The book of Psalms offers a couple of other helpful nuggets. 119, verses 9 – 11, say “How can a young person stay on the path of purity? By living according to your word. I seek you with all my heart; do not let me stray from your commands. I have hidden your word in my heart that I might not sin against you. There’s also Psalm 1, which tells us that “Blessed is the one. . .whose delight is in the law of the LORD, and who meditates on his law day and night.” God, in the Bible, has given us so much direction and advice into getting our focus off ourselves and the other distractions and onto Jesus. It’s not enough to simply read it or listen to a sermon on Sunday, though. It must be practiced and tended until it becomes not just words, but a Word living in us.

Now that I’ve blathered on, do share! What is worship to you?

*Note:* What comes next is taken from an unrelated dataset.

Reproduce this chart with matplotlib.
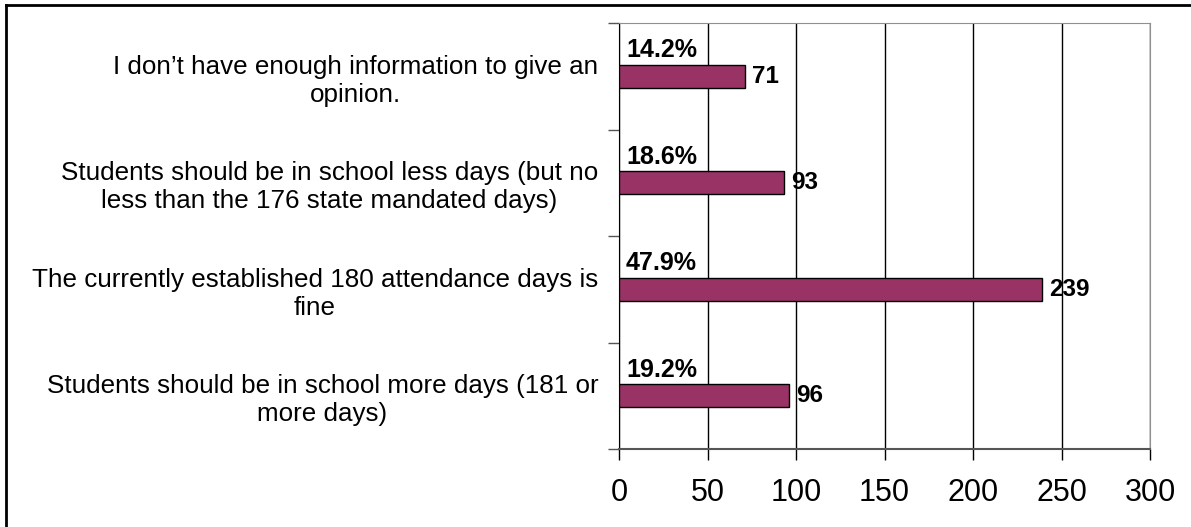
import matplotlib.pyplot as plt
from matplotlib.lines import Line2D

plt.rcParams['font.family'] = ['Liberation Sans', 'DejaVu Sans']

# data, bottom to top
answers = ['Students should be in school more days (181 or\nmore days)',
           'The currently established 180 attendance days is\nfine',
           'Students should be in school less days (but no\nless than the 176 state mandated days)',
           'I don\u2019t have enough information to give an\nopinion.']
counts = [96, 239, 93, 71]
percents = ['19.2%', '47.9%', '18.6%', '14.2%']

fig = plt.figure(figsize=(11.91, 5.27), dpi=100)
ax = fig.add_axes([619/1191, 78/527, 531/1191, 426/527])

pos = list(range(len(answers)))
ax.barh(pos, counts, height=0.22, color='#993366', edgecolor='black', linewidth=1, zorder=3)

for p, c, pc in zip(pos, counts, percents):
    ax.text(c + 4, p, str(c), va='center', ha='left', fontsize=17.5, fontweight='bold', zorder=4)
    ax.text(4, p + 0.13, pc, va='bottom', ha='left', fontsize=18, fontweight='bold', zorder=4)

ax.set_xlim(0, 300)
ax.set_ylim(-0.5, 3.5)
ax.set_xticks(range(0, 301, 50))
ax.xaxis.grid(True, color='black', linewidth=1, zorder=0)
ax.tick_params(axis='x', labelsize=22, length=8, width=1, pad=13)

ax.set_yticks(pos)
ax.set_yticklabels(answers, fontsize=18.7, multialignment='center', linespacing=1.22)
ax.tick_params(axis='y', which='major', length=0, pad=15)
ax.set_yticks([-0.5, 0.5, 1.5, 2.5, 3.5], minor=True)
ax.tick_params(axis='y', which='minor', length=8, width=1, color='#555555')

ax.spines['top'].set_color('#909090')
ax.spines['right'].set_color('#909090')
ax.spines['bottom'].set_color('#555555')
ax.spines['bottom'].set_linewidth(1.5)
ax.spines['left'].set_color('black')

# outer frame (left and top only visible)
fig.add_artist(Line2D([5.5/1191, 5.5/1191], [0, 1 - 5/527], color='black', linewidth=2))
fig.add_artist(Line2D([5.5/1191, 1], [1 - 5/527, 1 - 5/527], color='black', linewidth=2))

plt.savefig('out.png', dpi=100)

Relationships are funny (as in funny = peculiar, not as in funny, haha!) things. They come in a huge variety. Marriage, family, friends, coworkers, and acquaintances all generate relationships. So do enemies. A relationship doesn’t have to be good in order to qualify as a relationship. 😛 It just requires some commonality, which conflict can provide. Relationships can also be extremely casual or brief, like people sharing public transportation or a checkout line in a supermarket. We aren’t limited to relationships with other people, either. We have relationships with things like political parties, churches, governments, and even food. To be clear, for the purposes of this post, I’m thinking about people.

Not only do relationships have a huge diversity in their external structure, they present us with all kinds of diversity in the effects they have on our lives. A single relationship can, throughout its course, be enough to send a person on a trip through every emotion possessed by humanity! They can have a very powerful effect on us, affecting how we feel, what we think, our expectations, and even what we believe about ourselves and those around us.

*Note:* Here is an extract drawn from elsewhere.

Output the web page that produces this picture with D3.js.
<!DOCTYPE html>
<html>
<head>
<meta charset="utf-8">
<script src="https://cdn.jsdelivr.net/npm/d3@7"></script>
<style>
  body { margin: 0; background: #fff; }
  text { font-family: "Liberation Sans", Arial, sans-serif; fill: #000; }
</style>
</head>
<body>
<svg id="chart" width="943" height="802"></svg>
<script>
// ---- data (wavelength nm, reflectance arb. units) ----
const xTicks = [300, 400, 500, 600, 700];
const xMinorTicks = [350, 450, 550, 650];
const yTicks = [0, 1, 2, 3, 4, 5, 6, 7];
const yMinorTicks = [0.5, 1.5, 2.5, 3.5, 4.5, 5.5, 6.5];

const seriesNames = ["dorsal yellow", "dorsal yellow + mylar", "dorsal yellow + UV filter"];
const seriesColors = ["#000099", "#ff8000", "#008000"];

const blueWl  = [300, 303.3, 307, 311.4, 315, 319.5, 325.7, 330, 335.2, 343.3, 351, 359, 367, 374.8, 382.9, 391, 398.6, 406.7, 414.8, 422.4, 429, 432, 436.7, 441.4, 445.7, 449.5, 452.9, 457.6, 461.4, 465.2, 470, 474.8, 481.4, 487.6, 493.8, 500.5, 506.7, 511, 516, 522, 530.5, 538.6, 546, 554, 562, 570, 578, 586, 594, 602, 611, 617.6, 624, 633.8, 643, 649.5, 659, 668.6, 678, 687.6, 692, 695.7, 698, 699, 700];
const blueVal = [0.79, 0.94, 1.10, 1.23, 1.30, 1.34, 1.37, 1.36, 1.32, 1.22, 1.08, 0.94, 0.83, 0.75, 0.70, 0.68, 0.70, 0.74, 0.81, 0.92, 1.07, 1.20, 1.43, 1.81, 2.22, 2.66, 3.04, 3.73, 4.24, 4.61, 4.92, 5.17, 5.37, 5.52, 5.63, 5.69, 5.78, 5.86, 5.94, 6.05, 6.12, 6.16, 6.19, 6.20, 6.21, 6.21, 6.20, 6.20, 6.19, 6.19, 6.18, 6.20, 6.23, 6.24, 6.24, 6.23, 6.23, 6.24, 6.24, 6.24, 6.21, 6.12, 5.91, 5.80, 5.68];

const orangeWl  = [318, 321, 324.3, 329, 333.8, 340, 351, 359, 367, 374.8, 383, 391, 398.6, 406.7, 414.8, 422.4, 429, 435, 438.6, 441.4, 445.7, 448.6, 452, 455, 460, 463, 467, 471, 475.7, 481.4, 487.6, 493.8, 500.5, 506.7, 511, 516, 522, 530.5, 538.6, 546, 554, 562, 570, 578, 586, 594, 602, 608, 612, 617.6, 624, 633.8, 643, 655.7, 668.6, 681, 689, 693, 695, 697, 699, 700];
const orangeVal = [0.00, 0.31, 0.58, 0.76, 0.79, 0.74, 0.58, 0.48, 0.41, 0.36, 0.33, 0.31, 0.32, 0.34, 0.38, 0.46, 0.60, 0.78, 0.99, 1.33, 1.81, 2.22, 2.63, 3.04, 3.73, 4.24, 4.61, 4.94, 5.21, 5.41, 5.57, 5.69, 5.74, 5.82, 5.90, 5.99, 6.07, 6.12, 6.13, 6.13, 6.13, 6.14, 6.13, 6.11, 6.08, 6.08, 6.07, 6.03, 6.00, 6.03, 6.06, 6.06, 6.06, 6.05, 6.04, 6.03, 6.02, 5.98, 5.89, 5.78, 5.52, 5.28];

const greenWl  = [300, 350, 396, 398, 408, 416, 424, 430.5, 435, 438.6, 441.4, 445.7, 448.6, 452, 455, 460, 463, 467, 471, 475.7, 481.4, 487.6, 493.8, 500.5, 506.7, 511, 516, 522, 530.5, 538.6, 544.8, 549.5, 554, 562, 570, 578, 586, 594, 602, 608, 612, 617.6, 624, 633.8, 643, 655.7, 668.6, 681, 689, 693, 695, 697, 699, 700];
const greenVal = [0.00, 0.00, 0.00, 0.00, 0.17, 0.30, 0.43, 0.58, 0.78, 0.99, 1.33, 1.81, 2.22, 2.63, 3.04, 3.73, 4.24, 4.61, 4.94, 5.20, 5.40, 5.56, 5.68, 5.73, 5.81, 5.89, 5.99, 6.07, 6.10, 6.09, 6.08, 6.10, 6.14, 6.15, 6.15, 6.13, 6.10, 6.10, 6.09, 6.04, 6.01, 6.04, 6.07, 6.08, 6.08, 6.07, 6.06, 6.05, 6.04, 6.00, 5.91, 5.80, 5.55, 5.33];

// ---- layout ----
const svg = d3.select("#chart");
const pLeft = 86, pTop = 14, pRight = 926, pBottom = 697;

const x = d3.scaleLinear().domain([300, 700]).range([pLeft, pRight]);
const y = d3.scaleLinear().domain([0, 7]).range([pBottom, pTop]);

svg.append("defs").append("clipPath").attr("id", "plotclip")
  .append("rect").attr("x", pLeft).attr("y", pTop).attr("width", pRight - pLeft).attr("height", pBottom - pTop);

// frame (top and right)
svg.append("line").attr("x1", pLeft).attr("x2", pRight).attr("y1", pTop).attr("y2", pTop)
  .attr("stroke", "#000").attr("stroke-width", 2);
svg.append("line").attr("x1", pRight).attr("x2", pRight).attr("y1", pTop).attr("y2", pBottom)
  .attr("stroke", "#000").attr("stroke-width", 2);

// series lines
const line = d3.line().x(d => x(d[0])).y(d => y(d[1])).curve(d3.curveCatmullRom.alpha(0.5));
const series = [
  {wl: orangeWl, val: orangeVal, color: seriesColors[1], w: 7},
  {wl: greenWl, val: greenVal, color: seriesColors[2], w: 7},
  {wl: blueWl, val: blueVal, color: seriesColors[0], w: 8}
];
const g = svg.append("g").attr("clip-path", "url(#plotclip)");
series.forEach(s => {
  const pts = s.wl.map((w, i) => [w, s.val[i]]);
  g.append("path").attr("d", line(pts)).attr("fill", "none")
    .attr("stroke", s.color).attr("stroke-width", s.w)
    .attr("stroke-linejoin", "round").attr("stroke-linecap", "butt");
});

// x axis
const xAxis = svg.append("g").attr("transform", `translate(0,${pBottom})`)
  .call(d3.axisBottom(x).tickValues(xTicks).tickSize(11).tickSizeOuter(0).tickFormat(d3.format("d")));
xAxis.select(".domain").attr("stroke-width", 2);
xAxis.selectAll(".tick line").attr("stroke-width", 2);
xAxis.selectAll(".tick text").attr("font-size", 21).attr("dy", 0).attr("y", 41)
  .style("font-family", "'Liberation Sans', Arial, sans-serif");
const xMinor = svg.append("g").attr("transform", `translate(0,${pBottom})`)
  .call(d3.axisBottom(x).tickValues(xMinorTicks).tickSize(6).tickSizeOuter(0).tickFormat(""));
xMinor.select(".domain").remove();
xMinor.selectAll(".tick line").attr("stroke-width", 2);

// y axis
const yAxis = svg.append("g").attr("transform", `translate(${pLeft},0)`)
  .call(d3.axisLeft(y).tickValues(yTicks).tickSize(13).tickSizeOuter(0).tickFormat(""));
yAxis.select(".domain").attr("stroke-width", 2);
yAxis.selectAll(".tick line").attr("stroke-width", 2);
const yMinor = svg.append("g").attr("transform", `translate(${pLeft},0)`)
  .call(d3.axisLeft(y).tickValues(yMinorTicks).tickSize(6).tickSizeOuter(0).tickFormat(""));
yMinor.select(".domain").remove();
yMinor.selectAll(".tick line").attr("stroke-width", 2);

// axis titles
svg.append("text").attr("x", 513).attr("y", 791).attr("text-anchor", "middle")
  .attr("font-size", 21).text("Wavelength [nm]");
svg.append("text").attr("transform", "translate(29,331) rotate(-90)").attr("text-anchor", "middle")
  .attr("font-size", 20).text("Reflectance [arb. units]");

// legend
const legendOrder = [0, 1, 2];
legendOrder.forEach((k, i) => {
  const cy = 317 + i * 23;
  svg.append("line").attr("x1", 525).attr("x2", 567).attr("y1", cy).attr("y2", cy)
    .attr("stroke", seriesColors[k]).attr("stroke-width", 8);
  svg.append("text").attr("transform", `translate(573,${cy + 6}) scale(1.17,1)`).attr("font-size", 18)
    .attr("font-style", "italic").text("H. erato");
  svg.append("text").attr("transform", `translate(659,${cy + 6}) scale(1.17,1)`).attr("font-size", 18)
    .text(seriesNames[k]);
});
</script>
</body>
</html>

It makes me think about the purpose or maybe the consequences of relationships. I suspect that much of the time, people are so accustomed to relationships that they’re more or less invisible, kind of like oxygen or gravity. Relationships help form part of the, oh, foundation of human experience. Why on earth would God do that to us? I’ve certainly wondered that. Often enough, it’s been followed by, “Didn’t He think about the kind of vulnerability that would give us? Or the power?” I’ve certainly had some… er… negative encounters that caused me damage, and I’ve doubted my own trustworthiness with any sort of power. I’m not exactly a saint, hey?

I don’t s’pose damage and pain was really His idea, though. What did Jesus say? “I am the Vine. You are the branches.” Sounds like a relationship to me, so I’d guess it’s safe to say that the original Idea was for us to have a relationship with God, and that the painful bits are a consequence of humanity’s own, not-so-bright ideas and subsequent fall.

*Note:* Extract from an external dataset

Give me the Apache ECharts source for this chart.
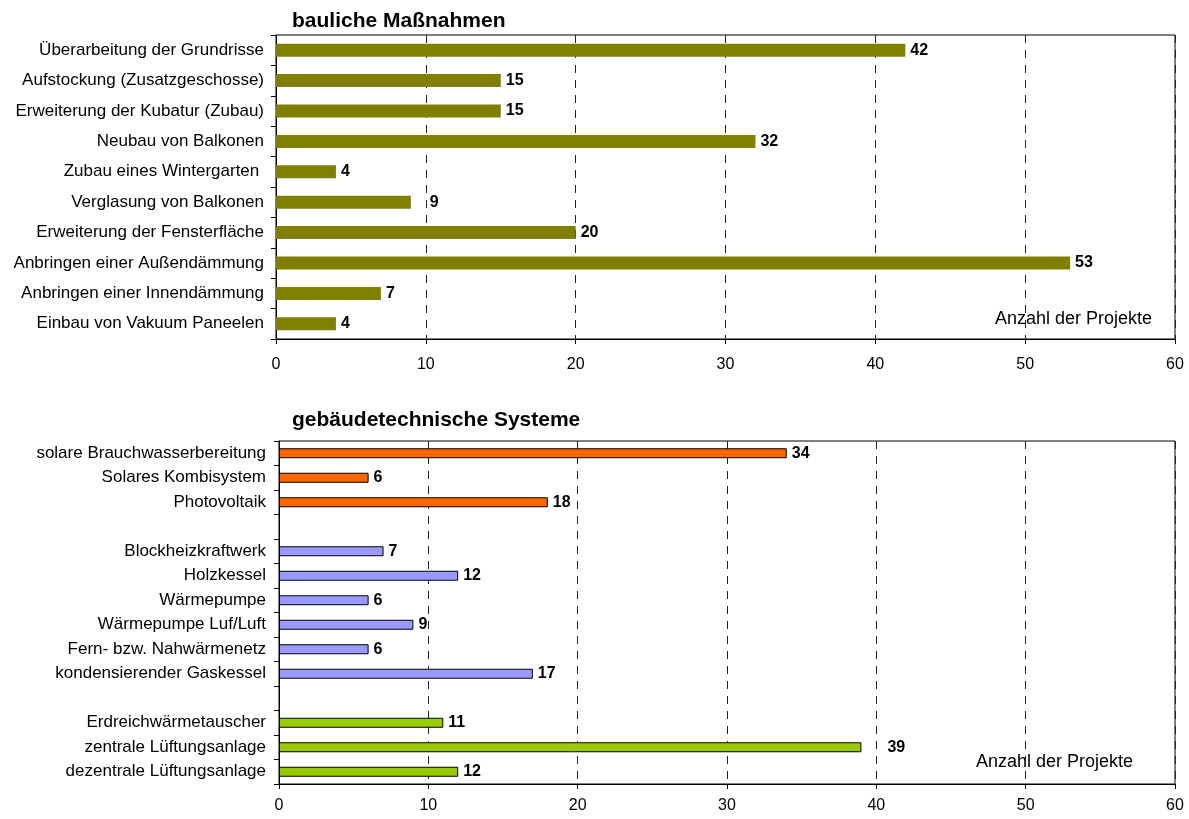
<!DOCTYPE html>
<html><head><meta charset="utf-8">
<script src="https://cdn.jsdelivr.net/npm/echarts@6/dist/echarts.min.js"></script>
<style>html,body{margin:0;padding:0;background:#fff}#c{width:1189px;height:819px}</style>
</head><body><div id="c"></div>
<script>
const topCategories = ["Überarbeitung der Grundrisse","Aufstockung (Zusatzgeschosse)","Erweiterung der Kubatur (Zubau)","Neubau von Balkonen","Zubau eines Wintergarten ","Verglasung von Balkonen","Erweiterung der Fensterfläche","Anbringen einer Außendämmung","Anbringen einer Innendämmung","Einbau von Vakuum Paneelen"];
const topValues = [42,15,15,32,4,9,20,53,7,4];

const bottomCategories = ["solare Brauchwasserbereitung","Solares Kombisystem","Photovoltaik","","Blockheizkraftwerk","Holzkessel","Wärmepumpe","Wärmepumpe Luf/Luft","Fern- bzw. Nahwärmenetz","kondensierender Gaskessel","","Erdreichwärmetauscher","zentrale Lüftungsanlage","dezentrale Lüftungsanlage"];
const bottomValues = [34,6,18,null,7,12,6,9,6,17,null,11,39,12];
const bottomGroups = [0,0,0,-1,1,1,1,1,1,1,-1,2,2,2];
const groupColors = ["#FF6600","#9999FF","#99CC00"];
const xTicks = [0,10,20,30,40,50,60];

const chart = echarts.init(document.getElementById('c'));
const font = "'Liberation Sans', Arial, sans-serif";

const topData = topValues.map((v,i)=>({value:v, label:{distance: v===9 ? 19 : 5}}));
const bottomData = bottomValues.map((v,i)=>({
  value:v,
  itemStyle:{color: bottomGroups[i]>=0 ? groupColors[bottomGroups[i]] : 'transparent'},
  label:{distance: v===39 ? 26 : 5}
}));

const xAxisCommon = {
  type:'value', min:xTicks[0], max:xTicks[xTicks.length-1], interval:10,
  axisLine:{show:true,lineStyle:{color:'#000',width:1}},
  axisTick:{show:true,length:5,lineStyle:{color:'#000'}},
  axisLabel:{color:'#000',fontFamily:font,fontSize:16},
  splitLine:{show:true,lineStyle:{color:'#222',type:[8,7],width:1}}
};
const yAxisCommon = {
  type:'category', inverse:true,
  axisLine:{show:true,lineStyle:{color:'#000',width:1}},
  axisTick:{show:true,length:5,inside:false,lineStyle:{color:'#000'}},
  axisLabel:{color:'#000',fontFamily:font,fontSize:17},
  splitLine:{show:false}
};

chart.setOption({
  animation:false,
  backgroundColor:'#fff',
  title:[
    {text:'bauliche Maßnahmen', left:287, top:6, textStyle:{fontFamily:font,fontSize:21,fontWeight:'bold',color:'#000'}},
    {text:'gebäudetechnische Systeme', left:287, top:405, textStyle:{fontFamily:font,fontSize:21,fontWeight:'bold',color:'#000'}}
  ],
  grid:[
    {left:276, right:14, top:35, height:304, show:true, borderColor:'#000', borderWidth:1, containLabel:false},
    {left:279, right:14, top:441, height:343, show:true, borderColor:'#000', borderWidth:1, containLabel:false}
  ],
  xAxis:[
    Object.assign({}, xAxisCommon, {gridIndex:0, axisLabel:Object.assign({},xAxisCommon.axisLabel,{margin:18})}),
    Object.assign({}, xAxisCommon, {gridIndex:1, axisLabel:Object.assign({},xAxisCommon.axisLabel,{margin:14})})
  ],
  yAxis:[
    Object.assign({}, yAxisCommon, {gridIndex:0, data:topCategories, axisLabel:Object.assign({},yAxisCommon.axisLabel,{margin:12})}),
    Object.assign({}, yAxisCommon, {gridIndex:1, data:bottomCategories, axisLabel:Object.assign({},yAxisCommon.axisLabel,{margin:13})})
  ],
  series:[
    {type:'bar', xAxisIndex:0, yAxisIndex:0, data:topData, barWidth:13,
     itemStyle:{color:'#808000'},
     label:{show:true,position:'right',color:'#000',fontFamily:font,fontSize:16,fontWeight:'bold'}},
    {type:'bar', xAxisIndex:1, yAxisIndex:1, data:bottomData, barWidth:10,
     itemStyle:{borderColor:'#000',borderWidth:1},
     label:{show:true,position:'right',color:'#000',fontFamily:font,fontSize:16,fontWeight:'bold'}}
  ],
  graphic:[
    {type:'text', left:995, top:310, style:{text:'Anzahl der Projekte', fontFamily:font, fontSize:18, fill:'#000'}},
    {type:'text', left:976, top:753, style:{text:'Anzahl der Projekte', fontFamily:font, fontSize:18, fill:'#000'}}
  ]
});
</script></body></html>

As for why God would give us relationships with each other, I think part of the answer can be found in Hebrews 10:24 – 25. Hebrews 10:25 is a verse often used when a pastor wants to remind people that they ought to be showing up at church on Sundays, but I’m quite sure it has broader applications. I first learned it in the good, ol’ King James (classic Awana), so I think that’s how I’ll share it.

Hebrews 10:23-25

23Let us hold fast the profession of our faith without wavering; (for he is faithful that promised;)

24And let us consider one another to provoke unto love and to good works:

25Not forsaking the assembling of ourselves together, as the manner of some is; but exhorting one another: and so much the more, as ye see the day approaching.

I forgot. Verse 23 is also great, so I had to add it. Let’s see what we have here.

Bekah’s perspective on Hebrews 10:23-25

23) God is trustworthy, so let’s trust Him. Duh!

24) Be deliberate and considerate. Look for opportunities to promote love and good works in the people around you.

25) Don’t shun community. Don’t be a chicken livered coward who flees redemptive relationship or one who is foolish enough to underestimate its value. Time is short. We are to be here for each other to, if nothing else, earnestly remind and even goad one another into living like we believe that God is trustworthy.

Verse 23 makes me laugh, I do have to say. Writing all that out like that was pretty fun, and it seems pretty clear, too. I think one good reason to be in relationships with other Christians who are also determined to love God is because we are intended to help each other along the way.

One last thought occurred to me. I said that we’re intended to help each other out. It’s not just be helped. Nobody is so pathetic, so broken, so useless that they’ve nothing to offer, not even me. I am not saying that I’m worthless, but I have certainly gone round and round with it at times. We have something to offer to each other. We’re told to “consider…how to provoke unto love and good works.” God doesn’t break legs and then tell us to walk. He doesn’t demand the impossible without making a way, so if He’s telling us to do something, we can do it. I find that so encouraging. It’s not merely a command, a responsibility, a duty to discharge. It’s a privilege. What’s more, it’s often an opportunity for God to strengthen my own faith and trust as I see Him make yet another way for me to “exhort” another. Makes sense, though. Branches don’t stand up well by themselves. They need the support of the Vine.